The union report continues: “Under the Bush administration, officials at OSHA largely ignored the issue of underreporting, continuing to rely on employer reports of workplace injuries as evidence that policies were working, despite overwhelming evidence that this information is unreliable. Moreover, there were no efforts or initiatives to enhance enforcement on OSHA injury and illness recordkeeping requirements.

“In 2008 and 2009, the problems of underreporting of workplace injuries and illnesses were the subject of Congressional attention and action. In June 2008, the House Education and Labor Committee held an oversight hearing to explore the extent, causes and impact of injury underreporting.

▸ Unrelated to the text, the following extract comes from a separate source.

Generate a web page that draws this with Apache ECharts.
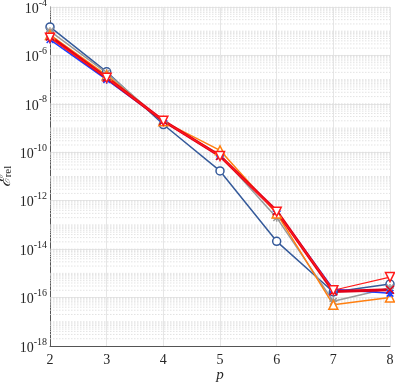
<!DOCTYPE html>
<html><head><meta charset="utf-8">
<script src="https://cdn.jsdelivr.net/npm/echarts@6/dist/echarts.min.js"></script>
<style>html,body{margin:0;padding:0;background:#fff}#c{width:395px;height:383px}</style>
</head><body><div id="c"></div>
<script>
const pValues = [2, 3, 4, 5, 6, 7, 8];
const darkBlueCircle = [1.5e-5, 2.1e-7, 1.4e-9, 1.7e-11, 2.1e-14, 1.7e-16, 3.6e-16];
const grayStar      = [1.0e-5, 1.9e-7, 1.8e-9, 8.0e-11, 2.0e-13, 7.0e-17, 2.5e-16];
const orangeTriUp   = [7.0e-6, 1.5e-7, 1.9e-9, 1.2e-10, 3.0e-13, 5.0e-17, 1.0e-16];
const blueAsterisk  = [4.5e-6, 1.0e-7, 2.0e-9, 7.0e-11, 3.7e-13, 2.2e-16, 1.5e-16];
const redCross      = [6.0e-6, 1.2e-7, 2.0e-9, 7.0e-11, 3.7e-13, 1.8e-16, 2.1e-16];
const redTriDown    = [5.4e-6, 1.2e-7, 2.0e-9, 7.0e-11, 3.5e-13, 2.0e-16, 7.0e-16];
const yMinExp = -18, yMaxExp = -4;

const pair = arr => pValues.map((p, i) => [p, arr[i]]);
const serif = '"Liberation Serif", "DejaVu Serif", serif';

// minor grid: k x 10^e, drawn as broken horizontal segments across the x range
const minorGrid = [];
for (let e = yMinExp; e < yMaxExp; e++) {
  for (let k = 2; k <= 10; k++) {
    const v = k * Math.pow(10, e);
    minorGrid.push([pValues[0], v], [pValues[pValues.length - 1], v], ['-', '-']);
  }
}

const crossPath = 'path://M0,0L10,10M10,0L0,10';
const asteriskPath = 'path://M0,0L10,10M10,0L0,10M5,-1L5,11M-1,5L11,5';

function mk(name, data, color, symbol, size, width, extra) {
  return Object.assign({
    name, type: 'line', data: pair(data), symbol, symbolSize: size,
    lineStyle: {color, width}, itemStyle: {color: '#fff', borderColor: color, borderWidth: 1.5},
    emphasis: {disabled: true}, animation: false, z: 3
  }, extra || {});
}

const series = [
  {name: 'minor', type: 'line', data: minorGrid, symbol: 'none', silent: true, connectNulls: false,
   lineStyle: {color: '#dcdcdc', type: [1.5, 1.5], width: 0.8}, emphasis: {disabled: true}, z: 1, animation: false},
  mk('blue circle', darkBlueCircle, '#355a9a', 'circle', 8, 1.5),
  mk('gray', grayStar, '#9a9a9a', asteriskPath, 8, 1.5),
  mk('orange', orangeTriUp, '#ff7f10', 'triangle', 9, 1.5),
  mk('blue asterisk', blueAsterisk, '#1d3fff', asteriskPath, 8, 1.5),
  mk('red cross', redCross, '#e0001b', crossPath, 8, 3),
  mk('red tri', redTriDown, '#ff1a1a', 'triangle', 9, 1.2, {symbolRotate: 180})
];

const chart = echarts.init(document.getElementById('c'));
chart.setOption({
  backgroundColor: '#fff',
  animation: false,
  grid: {left: 50, right: 5, top: 7, bottom: 37, outerBoundsMode: 'none'},
  xAxis: {
    type: 'value', min: 2, max: 8, interval: 1,
    name: 'p', nameLocation: 'middle', nameGap: 22, nameMoveOverlap: false,
    nameTextStyle: {fontFamily: serif, fontStyle: 'italic', fontSize: 15, color: '#262626'},
    axisLine: {lineStyle: {color: '#555', width: 1}},
    axisTick: {show: false},
    axisLabel: {fontFamily: serif, fontSize: 14, color: '#262626', margin: 7},
    splitLine: {show: true, lineStyle: {color: '#e6e6e6', width: 1}}
  },
  yAxis: {
    type: 'log', logBase: 10, min: Math.pow(10, yMinExp), max: Math.pow(10, yMaxExp), interval: 2,
    name: '{e|ℰ}{s|rel}', nameLocation: 'middle', nameGap: 36, nameMoveOverlap: false,
    nameTextStyle: {rich: {
      e: {fontFamily: '"DejaVu Serif", serif', fontSize: 16, fontStyle: 'italic', color: '#262626'},
      s: {fontFamily: serif, fontSize: 11, color: '#262626', verticalAlign: 'bottom', padding: [6, 0, 0, 0]}
    }},
    axisLine: {show: true, lineStyle: {color: '#555', width: 1}},
    axisTick: {show: false},
    axisLabel: {
      margin: 3, align: 'right',
      formatter: v => '{b|10}{s|' + Math.round(Math.log10(v)) + '}',
      rich: {
        b: {fontFamily: serif, fontSize: 14, color: '#262626', lineHeight: 18, verticalAlign: 'bottom'},
        s: {fontFamily: serif, fontSize: 10, color: '#262626', lineHeight: 18, verticalAlign: 'top'}
      }
    },
    splitLine: {show: true, lineStyle: {color: '#e6e6e6', width: 1}}
  },
  series
});
</script></body></html>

The Senate Labor Appropriations Subcommittee reviewed the issue during the hearing on the FY 2009 Department of Labor appropriations bill. The committee then acted to provide funding for a number of initiatives on underreporting. The final FY 2009 omnibus funding bill provided $1 million for an enhanced OSHA recordkeeping enforcement program;$1 million for the Bureau of Labor Statistics to further study problems of injury underreporting; and $250,000 for NIOSH research on underreporting.

“At the request of Senators Edward Kennedy and Patty Murray of the Senate Health, Education, Labor and Pensions Committee and Representatives George Miller and Lynn Woolsey of the House Education and Labor Committee, the Government Accountability Office (GAO) is conducting an in-depth study on underreporting and employer injury recordkeeping practices. The GAO report on the results of the study is expected to be published in the fall 2009. Hopefully these initiatives will provide additional information on the extent and sources of injury and illness underreporting and lead to changes in policies and practices to address problems of injury underreporting,” concludes the report.